— PROBLEM TO SOLVE —
Give the data again exactly, from its opening line through the line in which "1-4/H], color='#8a8a8a', lw=2))" appears.

— RAW RECORDS —
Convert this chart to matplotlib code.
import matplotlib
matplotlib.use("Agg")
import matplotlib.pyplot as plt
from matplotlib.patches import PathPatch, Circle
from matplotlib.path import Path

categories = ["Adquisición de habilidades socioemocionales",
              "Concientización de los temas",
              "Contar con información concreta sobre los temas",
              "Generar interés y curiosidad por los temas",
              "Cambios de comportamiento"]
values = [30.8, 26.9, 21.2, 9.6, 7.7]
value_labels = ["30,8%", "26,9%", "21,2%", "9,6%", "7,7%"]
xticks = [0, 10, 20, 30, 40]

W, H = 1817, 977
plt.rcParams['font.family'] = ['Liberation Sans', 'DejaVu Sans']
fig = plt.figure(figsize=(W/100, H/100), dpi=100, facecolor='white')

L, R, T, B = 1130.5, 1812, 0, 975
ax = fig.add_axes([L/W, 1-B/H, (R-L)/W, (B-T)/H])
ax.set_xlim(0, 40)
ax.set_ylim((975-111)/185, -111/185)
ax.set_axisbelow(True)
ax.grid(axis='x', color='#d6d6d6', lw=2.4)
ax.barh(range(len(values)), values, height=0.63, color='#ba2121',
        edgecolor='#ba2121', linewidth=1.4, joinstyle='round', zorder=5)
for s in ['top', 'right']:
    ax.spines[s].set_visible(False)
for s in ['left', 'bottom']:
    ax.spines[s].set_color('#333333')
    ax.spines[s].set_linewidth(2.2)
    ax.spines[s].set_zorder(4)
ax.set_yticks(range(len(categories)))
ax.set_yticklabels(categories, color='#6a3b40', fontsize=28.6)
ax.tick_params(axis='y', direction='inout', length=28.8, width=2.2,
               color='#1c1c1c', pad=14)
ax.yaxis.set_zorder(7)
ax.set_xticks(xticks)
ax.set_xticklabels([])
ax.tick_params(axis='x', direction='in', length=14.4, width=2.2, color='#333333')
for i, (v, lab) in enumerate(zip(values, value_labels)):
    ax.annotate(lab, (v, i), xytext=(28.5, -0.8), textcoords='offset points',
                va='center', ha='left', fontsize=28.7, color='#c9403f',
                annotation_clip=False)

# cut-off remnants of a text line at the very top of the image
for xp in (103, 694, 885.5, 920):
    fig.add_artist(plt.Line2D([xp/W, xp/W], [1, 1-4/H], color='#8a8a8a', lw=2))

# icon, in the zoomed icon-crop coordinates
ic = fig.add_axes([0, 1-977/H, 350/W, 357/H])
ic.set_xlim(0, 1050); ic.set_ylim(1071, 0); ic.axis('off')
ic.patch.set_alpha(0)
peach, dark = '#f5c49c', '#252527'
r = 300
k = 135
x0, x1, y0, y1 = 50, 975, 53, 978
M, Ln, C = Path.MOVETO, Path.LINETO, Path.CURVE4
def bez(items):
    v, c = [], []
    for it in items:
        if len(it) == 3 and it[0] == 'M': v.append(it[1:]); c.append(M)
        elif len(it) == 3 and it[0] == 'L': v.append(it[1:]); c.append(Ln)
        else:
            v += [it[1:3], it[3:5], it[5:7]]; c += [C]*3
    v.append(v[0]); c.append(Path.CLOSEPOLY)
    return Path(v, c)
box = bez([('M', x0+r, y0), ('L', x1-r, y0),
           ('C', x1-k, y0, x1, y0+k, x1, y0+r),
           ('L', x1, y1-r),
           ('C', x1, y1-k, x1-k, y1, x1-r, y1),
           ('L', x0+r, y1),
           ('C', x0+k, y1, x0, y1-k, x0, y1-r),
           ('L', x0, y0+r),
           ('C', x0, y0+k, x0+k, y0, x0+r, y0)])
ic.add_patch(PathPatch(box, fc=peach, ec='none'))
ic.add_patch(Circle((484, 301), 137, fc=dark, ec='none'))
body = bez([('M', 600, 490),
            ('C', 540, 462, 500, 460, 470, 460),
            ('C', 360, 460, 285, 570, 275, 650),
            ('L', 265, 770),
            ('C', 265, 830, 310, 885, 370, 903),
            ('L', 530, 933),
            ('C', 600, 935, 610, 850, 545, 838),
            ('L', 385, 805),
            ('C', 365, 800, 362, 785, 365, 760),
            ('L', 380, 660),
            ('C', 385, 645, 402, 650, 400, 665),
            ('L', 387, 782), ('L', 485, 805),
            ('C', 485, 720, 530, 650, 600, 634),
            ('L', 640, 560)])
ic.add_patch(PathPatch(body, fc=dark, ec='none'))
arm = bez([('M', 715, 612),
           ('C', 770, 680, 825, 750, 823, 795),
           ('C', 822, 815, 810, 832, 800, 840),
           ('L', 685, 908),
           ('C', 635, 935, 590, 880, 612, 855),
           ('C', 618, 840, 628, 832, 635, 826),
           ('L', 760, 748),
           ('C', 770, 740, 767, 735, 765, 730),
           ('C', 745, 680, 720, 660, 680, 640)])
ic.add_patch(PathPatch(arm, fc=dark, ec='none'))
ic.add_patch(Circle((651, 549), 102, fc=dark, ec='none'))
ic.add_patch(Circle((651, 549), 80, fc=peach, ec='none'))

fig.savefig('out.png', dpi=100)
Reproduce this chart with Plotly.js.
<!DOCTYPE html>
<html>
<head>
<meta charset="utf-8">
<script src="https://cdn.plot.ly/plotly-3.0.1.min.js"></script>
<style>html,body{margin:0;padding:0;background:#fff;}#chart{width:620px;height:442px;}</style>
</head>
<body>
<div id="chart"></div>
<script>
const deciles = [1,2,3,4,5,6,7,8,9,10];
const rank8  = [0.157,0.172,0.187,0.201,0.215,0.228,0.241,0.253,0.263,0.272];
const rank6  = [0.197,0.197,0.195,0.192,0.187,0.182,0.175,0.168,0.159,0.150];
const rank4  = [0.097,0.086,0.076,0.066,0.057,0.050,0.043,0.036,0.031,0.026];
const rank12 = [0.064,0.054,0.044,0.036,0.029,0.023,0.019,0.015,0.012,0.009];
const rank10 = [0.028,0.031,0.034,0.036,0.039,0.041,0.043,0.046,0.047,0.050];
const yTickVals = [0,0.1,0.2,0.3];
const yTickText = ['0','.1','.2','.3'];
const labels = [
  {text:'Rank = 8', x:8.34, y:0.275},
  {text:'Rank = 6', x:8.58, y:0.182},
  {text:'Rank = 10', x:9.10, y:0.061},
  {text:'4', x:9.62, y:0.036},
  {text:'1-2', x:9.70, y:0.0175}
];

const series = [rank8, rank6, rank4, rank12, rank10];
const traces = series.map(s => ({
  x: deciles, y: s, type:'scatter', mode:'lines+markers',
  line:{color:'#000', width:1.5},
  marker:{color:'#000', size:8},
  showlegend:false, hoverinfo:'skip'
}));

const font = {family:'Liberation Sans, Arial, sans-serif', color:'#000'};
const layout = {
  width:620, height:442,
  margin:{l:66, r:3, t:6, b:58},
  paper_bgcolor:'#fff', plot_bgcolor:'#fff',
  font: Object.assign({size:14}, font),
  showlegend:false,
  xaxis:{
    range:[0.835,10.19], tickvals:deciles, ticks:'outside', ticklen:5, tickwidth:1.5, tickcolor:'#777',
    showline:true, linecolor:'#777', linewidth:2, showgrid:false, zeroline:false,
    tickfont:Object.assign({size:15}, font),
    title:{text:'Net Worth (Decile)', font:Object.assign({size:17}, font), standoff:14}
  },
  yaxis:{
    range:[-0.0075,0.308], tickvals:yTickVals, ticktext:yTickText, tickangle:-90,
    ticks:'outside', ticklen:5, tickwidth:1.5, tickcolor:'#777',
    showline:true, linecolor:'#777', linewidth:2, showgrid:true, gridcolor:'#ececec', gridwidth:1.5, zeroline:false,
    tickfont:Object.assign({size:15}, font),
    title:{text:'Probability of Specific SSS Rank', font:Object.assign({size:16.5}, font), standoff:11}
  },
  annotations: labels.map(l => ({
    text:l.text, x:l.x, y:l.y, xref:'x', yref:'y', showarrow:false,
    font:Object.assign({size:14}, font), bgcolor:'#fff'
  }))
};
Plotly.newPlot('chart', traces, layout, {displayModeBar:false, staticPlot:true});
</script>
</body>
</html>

— REPLY TO THE EXERCISE —
Convert this chart to matplotlib code.
import matplotlib
matplotlib.use("Agg")
import matplotlib.pyplot as plt
from matplotlib.patches import PathPatch, Circle
from matplotlib.path import Path

categories = ["Adquisición de habilidades socioemocionales",
              "Concientización de los temas",
              "Contar con información concreta sobre los temas",
              "Generar interés y curiosidad por los temas",
              "Cambios de comportamiento"]
values = [30.8, 26.9, 21.2, 9.6, 7.7]
value_labels = ["30,8%", "26,9%", "21,2%", "9,6%", "7,7%"]
xticks = [0, 10, 20, 30, 40]

W, H = 1817, 977
plt.rcParams['font.family'] = ['Liberation Sans', 'DejaVu Sans']
fig = plt.figure(figsize=(W/100, H/100), dpi=100, facecolor='white')

L, R, T, B = 1130.5, 1812, 0, 975
ax = fig.add_axes([L/W, 1-B/H, (R-L)/W, (B-T)/H])
ax.set_xlim(0, 40)
ax.set_ylim((975-111)/185, -111/185)
ax.set_axisbelow(True)
ax.grid(axis='x', color='#d6d6d6', lw=2.4)
ax.barh(range(len(values)), values, height=0.63, color='#ba2121',
        edgecolor='#ba2121', linewidth=1.4, joinstyle='round', zorder=5)
for s in ['top', 'right']:
    ax.spines[s].set_visible(False)
for s in ['left', 'bottom']:
    ax.spines[s].set_color('#333333')
    ax.spines[s].set_linewidth(2.2)
    ax.spines[s].set_zorder(4)
ax.set_yticks(range(len(categories)))
ax.set_yticklabels(categories, color='#6a3b40', fontsize=28.6)
ax.tick_params(axis='y', direction='inout', length=28.8, width=2.2,
               color='#1c1c1c', pad=14)
ax.yaxis.set_zorder(7)
ax.set_xticks(xticks)
ax.set_xticklabels([])
ax.tick_params(axis='x', direction='in', length=14.4, width=2.2, color='#333333')
for i, (v, lab) in enumerate(zip(values, value_labels)):
    ax.annotate(lab, (v, i), xytext=(28.5, -0.8), textcoords='offset points',
                va='center', ha='left', fontsize=28.7, color='#c9403f',
                annotation_clip=False)

# cut-off remnants of a text line at the very top of the image
for xp in (103, 694, 885.5, 920):
    fig.add_artist(plt.Line2D([xp/W, xp/W], [1, 1-4/H], color='#8a8a8a', lw=2))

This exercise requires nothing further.